Power

Advocates Argue Obama Administration’s EC Appeal Filed on Shaky Legal, Factual Basis

The Center for Reproductive Rights urged a federal court to deny a request by the Obama administration to stay an order that would make emergency contraception widely available.

A bill that would make it a separate crime to kill or injure a fetus in crimes committed against a pregnant woman passed the Florida House Judiciary Committee on Monday, and now heads to a vote on the house floor. An hourglass and gavel via Shutterstock

On Wednesday afternoon, the Center for Reproductive Rights (CRR) filed its opposition to a request by the Obama administration to stay an April federal court order that required the Food and Drug Administration (FDA) to make levonorgestrel-based emergency contraception available without a prescription and without point-of-sale or age restrictions within 30 days. The request for a stay was filed as part of an appeal to the Second Circuit Court of Appeals of the April order. A judge will hear arguments on the request for a stay on Tuesday.

In order to see a stay of the order, the Obama administration must convince the judge that it is likely the administration will succeed on the merits of its appeal—in this case, arguing that the judge overstepped his grounds in ordering the restrictions lifted instead of sending the matter back to the FDA for additional rulemaking. The argument is misguided and cynical and, as the Center for Reproductive Rights argues, avoids the reality of bad faith politics before the court. “In pressing this argument, Defendants are in effect using their own misconduct in delaying action on the Citizen Petition to deny women the benefit of advances in medicine that have occurred over the last decade,” CRR argues in its brief. “Over the course of this protracted litigation, and due directly to Defendants’ bad faith conduct and undue delays, while the precise relief that Plaintiffs seek has had to change, the fundamental nature of that relief has not.”
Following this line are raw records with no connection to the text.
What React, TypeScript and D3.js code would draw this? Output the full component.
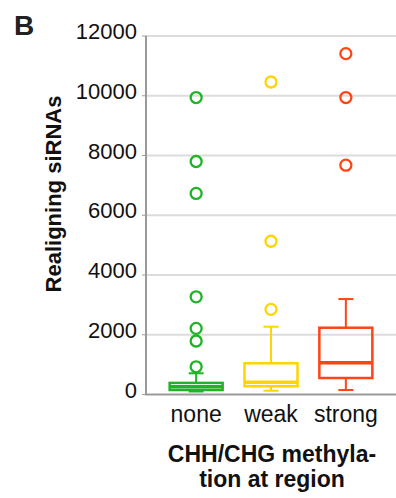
import React, { useEffect, useRef } from "react";
import * as d3 from "d3";

// box stats
const categories = ["none", "weak", "strong"];
const colors = ["#1fb426", "#ffd400", "#ff4515"];
const whiskerLow = [100, 127, 150];
const q1 = [150, 275, 552];
const median = [260, 408, 1064];
const q3 = [388, 1045, 2235];
const whiskerHigh = [710, 2270, 3195];
const outliers = [
    [9940, 7800, 6730, 3270, 2214, 1790, 928],
    [10460, 5130, 2850],
    [11410, 9940, 7676],
];
const yTicks = [0, 2000, 4000, 6000, 8000, 10000, 12000];

const W = 396;
const H = 498;

function App() {
    const svgRef = useRef(null);

    useEffect(() => {
        const svg = d3.select(svgRef.current);
        svg.selectAll("*").remove();

        const left = 146, right = 396, top = 36, bottom = 394.5;

        const y = d3.scaleLinear().domain([0, 12000]).range([bottom, top]);
        const x = d3.scalePoint().domain(categories).range([left, right]).padding(0.67);

        // gridlines
        svg.append("g")
            .selectAll("line")
            .data(yTicks.filter((t) => t > 0))
            .join("line")
            .attr("x1", left)
            .attr("x2", right)
            .attr("y1", (d) => y(d))
            .attr("y2", (d) => y(d))
            .attr("stroke", "#dcdcdc")
            .attr("stroke-width", 2);

        // axes lines
        svg.append("line")
            .attr("x1", left).attr("x2", left)
            .attr("y1", top).attr("y2", bottom)
            .attr("stroke", "#9a9a9a").attr("stroke-width", 2);
        svg.append("line")
            .attr("x1", left - 1).attr("x2", right)
            .attr("y1", bottom).attr("y2", bottom)
            .attr("stroke", "#9a9a9a").attr("stroke-width", 2);

        // y ticks + labels
        const yt = svg.append("g");
        yt.selectAll("line")
            .data(yTicks)
            .join("line")
            .attr("x1", left - 4).attr("x2", left)
            .attr("y1", (d) => y(d)).attr("y2", (d) => y(d))
            .attr("stroke", "#9a9a9a").attr("stroke-width", 1);
        yt.selectAll("text")
            .data(yTicks)
            .join("text")
            .attr("x", 137)
            .attr("y", (d) => y(d) + 3)
            .attr("text-anchor", "end")
            .attr("font-family", "Liberation Sans, Arial, sans-serif")
            .attr("font-size", 22)
            .attr("fill", "#111")
            .text((d) => d);

        // boxes
        const boxW = 53, capW = 15;
        categories.forEach((c, i) => {
            const cx = x(c);
            const col = colors[i];
            const g = svg.append("g").attr("stroke", col).attr("fill", "none");
            g.append("line")
                .attr("x1", cx).attr("x2", cx)
                .attr("y1", y(whiskerHigh[i])).attr("y2", y(q3[i]))
                .attr("stroke-width", 2);
            g.append("line")
                .attr("x1", cx).attr("x2", cx)
                .attr("y1", y(whiskerLow[i])).attr("y2", y(q1[i]))
                .attr("stroke-width", 2);
            [whiskerHigh[i], whiskerLow[i]].forEach((v) => {
                g.append("line")
                    .attr("x1", cx - capW / 2).attr("x2", cx + capW / 2)
                    .attr("y1", y(v)).attr("y2", y(v))
                    .attr("stroke-width", 2);
            });
            g.append("rect")
                .attr("x", cx - boxW / 2)
                .attr("width", boxW)
                .attr("y", y(q3[i]))
                .attr("height", y(q1[i]) - y(q3[i]))
                .attr("stroke-width", 2.5);
            g.append("line")
                .attr("x1", cx - boxW / 2).attr("x2", cx + boxW / 2)
                .attr("y1", y(median[i])).attr("y2", y(median[i]))
                .attr("stroke-width", 3.5);
            g.selectAll("circle")
                .data(outliers[i])
                .join("circle")
                .attr("cx", cx)
                .attr("cy", (d) => y(d))
                .attr("r", 5.5)
                .attr("stroke-width", 2.3);
        });

        // category labels
        svg.append("g")
            .selectAll("text")
            .data(categories)
            .join("text")
            .attr("x", (d) => x(d))
            .attr("y", 422)
            .attr("text-anchor", "middle")
            .attr("font-family", "Liberation Sans, Arial, sans-serif")
            .attr("font-size", 23)
            .attr("fill", "#111")
            .text((d) => d);

        // x title, two lines
        const xtAttrs = (t) => t
            .attr("x", 272)
            .attr("text-anchor", "middle")
            .attr("font-family", "Liberation Sans, Arial, sans-serif")
            .attr("font-weight", "bold")
            .attr("font-size", 23)
            .attr("fill", "#111");
        xtAttrs(svg.append("text")).attr("y", 462).text("CHH/CHG methyla-");
        xtAttrs(svg.append("text")).attr("y", 487).text("tion at region");

        // y title
        svg.append("text")
            .attr("transform", "translate(61,194) rotate(-90)")
            .attr("text-anchor", "middle")
            .attr("font-family", "Liberation Sans, Arial, sans-serif")
            .attr("font-weight", "bold")
            .attr("font-size", 22)
            .attr("fill", "#111")
            .text("Realigning siRNAs");

        // panel letter
        svg.append("text")
            .attr("x", 14)
            .attr("y", 35)
            .attr("font-family", "Liberation Sans, Arial, sans-serif")
            .attr("font-weight", "bold")
            .attr("font-size", 28)
            .attr("fill", "#222")
            .text("B");
    }, []);

    return (
        <svg
            ref={svgRef}
            width={W}
            height={H}
            style={{ position: "absolute", left: 0, top: 0, background: "#fff" }}
        />
    );
}

export default App;
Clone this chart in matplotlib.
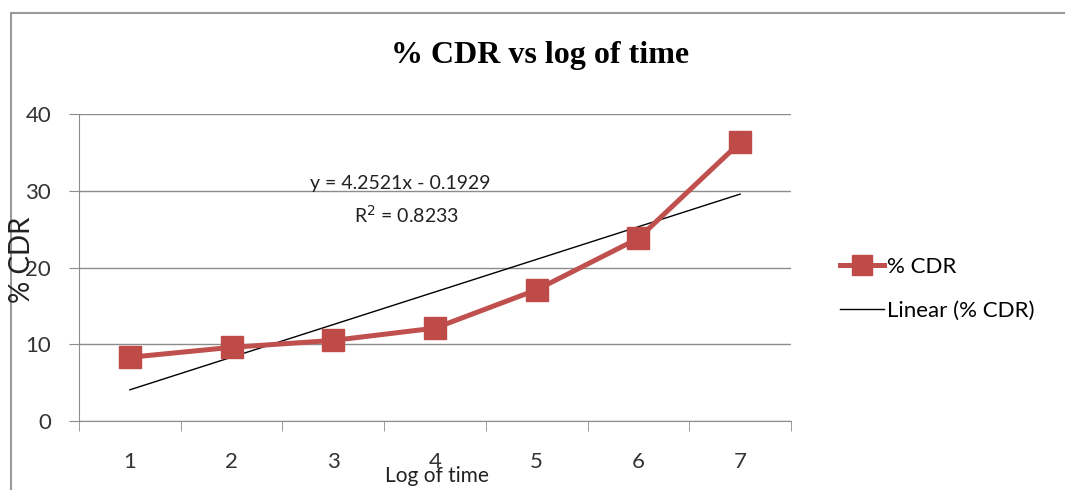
import numpy as np
import matplotlib.pyplot as plt
from matplotlib.lines import Line2D
from matplotlib.patches import Rectangle

# data
log_time = [1, 2, 3, 4, 5, 6, 7]
cdr = [8.3, 9.6, 10.5, 12.1, 17.1, 23.8, 36.3]
y_ticks = [0, 10, 20, 30, 40]
trend_eq = "y = 4.2521x - 0.1929"
trend_r2 = "R$^2$ = 0.8233"

red = '#C0504D'
grid_gray = '#8C8C8C'
sans = ['Lato', 'DejaVu Sans']

fig = plt.figure(figsize=(10.65, 4.9), dpi=100)
ax = fig.add_axes([79 / 1065, 69 / 490, 712 / 1065, 307 / 490])

# chart border
fig.patches.append(Rectangle((11 / 1065, -0.01), 1.0, 1 - 13 / 490 + 0.01,
                             transform=fig.transFigure, fill=False,
                             edgecolor='#9A9A9A', linewidth=1.5))

# linear trendline (least squares)
slope, intercept = np.polyfit(log_time, cdr, 1)
xs = np.array([log_time[0], log_time[-1]])
ax.plot(xs, slope * xs + intercept, color='black', linewidth=1.0, zorder=3)

ax.plot(log_time, cdr, color=red, linewidth=3.6, marker='s', markersize=16,
        markerfacecolor='#BE4B48', markeredgecolor='#BE4B48', zorder=4)

ax.set_xlim(0.5, 7.5)
ax.set_ylim(0, 40)
ax.set_yticks(y_ticks)
ax.set_xticks(log_time)
ax.set_xticks(np.arange(0.5, 8, 1), minor=True)
ax.tick_params(axis='x', which='major', length=0, pad=22, labelsize=16)
ax.tick_params(axis='x', which='minor', length=7, direction='out', color=grid_gray)
ax.tick_params(axis='y', length=7, direction='out', color=grid_gray, pad=13, labelsize=16)
for lab in ax.get_xticklabels() + ax.get_yticklabels():
    lab.set_family(sans)
    lab.set_color('#333333')

ax.yaxis.grid(True, color=grid_gray, linewidth=1.0)
ax.set_axisbelow(True)
for side in ['top', 'right']:
    ax.spines[side].set_visible(False)
for side in ['left', 'bottom']:
    ax.spines[side].set_color(grid_gray)

ax.text(3.66, 31.0, trend_eq, fontsize=14, family=sans, ha='center', va='center', color='#222222')
ax.text(3.72, 26.8, trend_r2, fontsize=14, family=sans, ha='center', va='center', color='#222222')

fig.text(540 / 1065, 1 - 55 / 490, '% CDR vs log of time', fontsize=23, fontweight='bold',
         family='Liberation Serif', ha='center', va='center')
fig.text(22 / 1065, 1 - 260 / 490, '% CDR', fontsize=20, family=sans, rotation=90,
         ha='center', va='center', color='#222222')
fig.text(437 / 1065, 1 - 476 / 490, 'Log of time', fontsize=15, family=sans,
         ha='center', va='center', color='#222222')

handles = [Line2D([], [], color=red, linewidth=3.6, marker='s', markersize=14,
                  markerfacecolor='#BE4B48', markeredgecolor='#BE4B48'),
           Line2D([], [], color='black', linewidth=1.0)]
fig.legend(handles, ['% CDR', 'Linear (% CDR)'], loc='center left',
           bbox_to_anchor=(820 / 1065, 1 - 289 / 490), frameon=False,
           prop={'family': sans, 'size': 16}, handlelength=2.0, handletextpad=0.1,
           labelspacing=1.1)

fig.savefig('out.png', dpi=100, facecolor='white')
CRR also takes issue with the Obama administration’s argument that the primary harm to stem from this case will be a tarnishing of faith in the FDA’s review and approval process, rather than hardship for the thousands of citizens who need access to emergency contraception but can’t get it. “In arguing that Plaintiffs and the women they represent will not be irreparably injured by a stay, Defendants suggest that by approving the Plan B One-Step amended SNDA, they have somehow simplified the regulatory regime for emergency contraception, thereby making levonorgestrel-based drugs more readily accessible to women of all ages. Defendants are mistaken,” CRR notes. In fact, according to the brief, the Obama administration’s appeal on the heels of the Plan B approval has only complicated matters further, causing greater harm to those in need in the meantime: “In eliminating the dual-marketing regime for Plan B One Step, Defendants have replaced it with a convoluted triple-tiered marketing scheme that will only increase the confusion that already prevents women from obtaining timely access to levonogestrel-based products.”

The Tuesday hearing won’t settle the Obama administration’s appeal of the ruling, but will determine whether or not it has to comply with the May 10 deadline set by the judge. In the event that the judge denies the administration’s request, it can file an immediate appeal of that denial with the Second Circuit Court of Appeals. That means it is highly unlikely that emergency contraception will be widely available as of this week. It also means that just like the fight over contraception coverage in Obamacare, the fight over access to emergency contraception will be tied up in the courts.